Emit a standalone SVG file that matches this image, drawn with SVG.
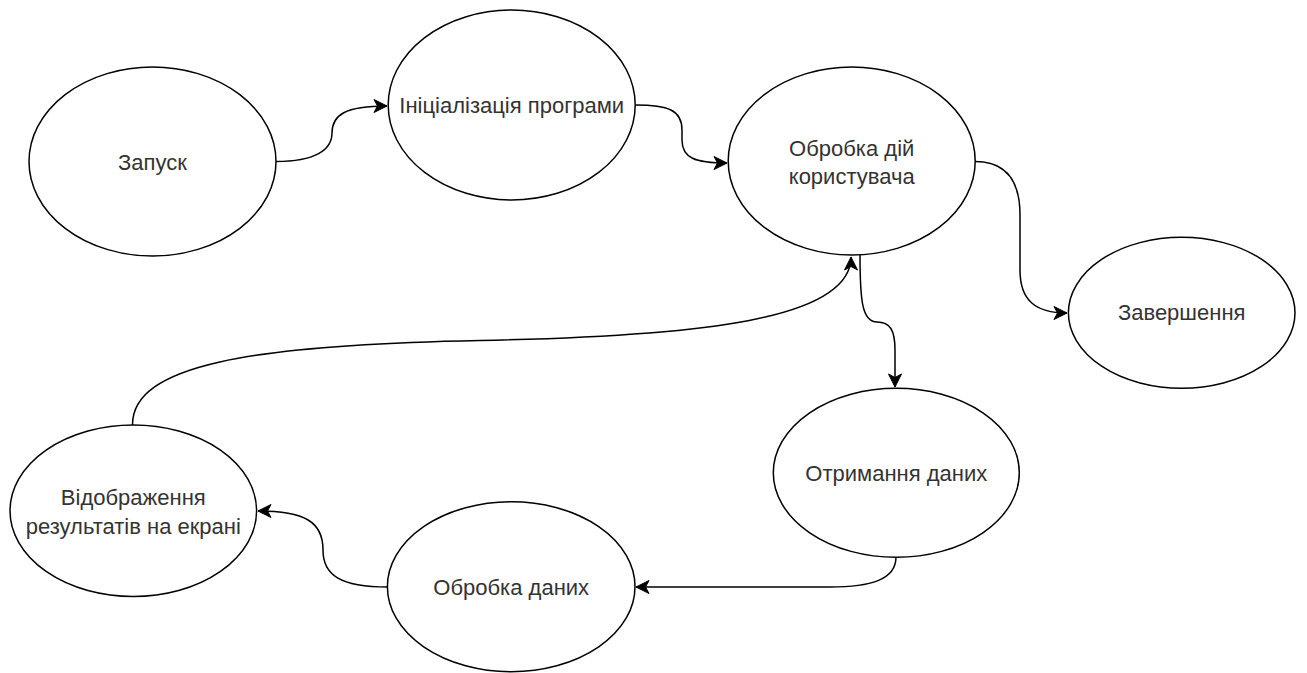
<svg xmlns="http://www.w3.org/2000/svg" width="1307" height="673" viewBox="0 0 1307 673">
<style>
.n{fill:#fff;stroke:#000;stroke-width:1.5}
.t{font-family:"Liberation Sans",Arial,sans-serif;font-size:22px;fill:#333;text-anchor:middle;dominant-baseline:central}
.e{fill:none;stroke:#000;stroke-width:1.5;marker-end:url(#arr)}
</style>
<defs>
<marker id="arr" markerUnits="userSpaceOnUse" viewBox="-14 -7 15 14" markerWidth="15" markerHeight="14" refX="0" refY="0" orient="auto">
<path d="M0,0 L-13,-6.5 L-9.5,0 L-13,6.5 Z" fill="#000" stroke="#000" stroke-width="1"/>
</marker>
</defs>
<rect width="1307" height="673" fill="#fff"/>
<g id="connectors">
<path class="e" d="M276,161.5 C315,161.5 332,150 332,133 C332,115 345,106 387,106"/>
<path class="e" d="M635.5,105 C668,105 682,110 682,130 L682,140 C682,158 695,163 727,163"/>
<path class="e" d="M975,161.5 C1005,161.5 1020,180 1020,215 L1020,270 C1020,300 1035,313 1067,313"/>
<path class="e" d="M860,255 C860,300 862,322 877,322 C890,322 895,330 895,350 L895,387"/>
<path class="e" d="M896,557 C896,580 870,587 830,587 L636,587"/>
<path class="e" d="M388,587 C340,587 323,575 323,550 C323,522 305,511 258,511"/>
<path class="e" d="M132.5,425 C132,365 250,345 480,340.5 C700,336 851,320 851,257"/>
</g>
<g id="n1"><ellipse class="n" cx="152.5" cy="161.5" rx="123.5" ry="94.5"/><text class="t" x="152.5" y="162">Запуск</text></g>
<g id="n2"><ellipse class="n" cx="511.7" cy="105" rx="123.5" ry="95"/><text class="t" x="511.7" y="105">Ініціалізація програми</text></g>
<g id="n3"><ellipse class="n" cx="851.7" cy="161" rx="123.5" ry="94"/><text class="t" x="851.7" y="148">Обробка дій</text><text class="t" x="851.7" y="176.5">користувача</text></g>
<g id="n4"><ellipse class="n" cx="1181.7" cy="312.8" rx="113.3" ry="75.5"/><text class="t" x="1181.7" y="312">Завершення</text></g>
<g id="n5"><ellipse class="n" cx="896.3" cy="472.8" rx="123" ry="84.5"/><text class="t" x="896.3" y="473">Отримання даних</text></g>
<g id="n6"><ellipse class="n" cx="511.2" cy="586.7" rx="123.8" ry="85"/><text class="t" x="511.2" y="587">Обробка даних</text></g>
<g id="n7"><ellipse class="n" cx="133.3" cy="510.8" rx="123.3" ry="85.8"/><text class="t" x="133.3" y="497">Відображення</text><text class="t" x="133.3" y="526.5">результатів на екрані</text></g>
</svg>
- - -
TASK DETAILS
Leave out the pictures and output the rest of the material exactly as written.

EXERCISE SOLUTION
Emit a standalone SVG file that matches this image, drawn with SVG.
<svg xmlns="http://www.w3.org/2000/svg" width="1307" height="673" viewBox="0 0 1307 673">
<style>
.n{fill:#fff;stroke:#000;stroke-width:1.5}
.t{font-family:"Liberation Sans",Arial,sans-serif;font-size:22px;fill:#333;text-anchor:middle;dominant-baseline:central}
.e{fill:none;stroke:#000;stroke-width:1.5;marker-end:url(#arr)}
</style>
<defs>
<marker id="arr" markerUnits="userSpaceOnUse" viewBox="-14 -7 15 14" markerWidth="15" markerHeight="14" refX="0" refY="0" orient="auto">
<path d="M0,0 L-13,-6.5 L-9.5,0 L-13,6.5 Z" fill="#000" stroke="#000" stroke-width="1"/>
</marker>
</defs>
<rect width="1307" height="673" fill="#fff"/>
<g id="connectors">
<path class="e" d="M276,161.5 C315,161.5 332,150 332,133 C332,115 345,106 387,106"/>
<path class="e" d="M635.5,105 C668,105 682,110 682,130 L682,140 C682,158 695,163 727,163"/>
<path class="e" d="M975,161.5 C1005,161.5 1020,180 1020,215 L1020,270 C1020,300 1035,313 1067,313"/>
<path class="e" d="M860,255 C860,300 862,322 877,322 C890,322 895,330 895,350 L895,387"/>
<path class="e" d="M896,557 C896,580 870,587 830,587 L636,587"/>
<path class="e" d="M388,587 C340,587 323,575 323,550 C323,522 305,511 258,511"/>
<path class="e" d="M132.5,425 C132,365 250,345 480,340.5 C700,336 851,320 851,257"/>
</g>
<g id="n1"><ellipse class="n" cx="152.5" cy="161.5" rx="123.5" ry="94.5"/><text class="t" x="152.5" y="162">Запуск</text></g>
<g id="n2"><ellipse class="n" cx="511.7" cy="105" rx="123.5" ry="95"/><text class="t" x="511.7" y="105">Ініціалізація програми</text></g>
<g id="n3"><ellipse class="n" cx="851.7" cy="161" rx="123.5" ry="94"/><text class="t" x="851.7" y="148">Обробка дій</text><text class="t" x="851.7" y="176.5">користувача</text></g>
<g id="n4"><ellipse class="n" cx="1181.7" cy="312.8" rx="113.3" ry="75.5"/><text class="t" x="1181.7" y="312">Завершення</text></g>
<g id="n5"><ellipse class="n" cx="896.3" cy="472.8" rx="123" ry="84.5"/><text class="t" x="896.3" y="473">Отримання даних</text></g>
<g id="n6"><ellipse class="n" cx="511.2" cy="586.7" rx="123.8" ry="85"/><text class="t" x="511.2" y="587">Обробка даних</text></g>
<g id="n7"><ellipse class="n" cx="133.3" cy="510.8" rx="123.3" ry="85.8"/><text class="t" x="133.3" y="497">Відображення</text><text class="t" x="133.3" y="526.5">результатів на екрані</text></g>
</svg>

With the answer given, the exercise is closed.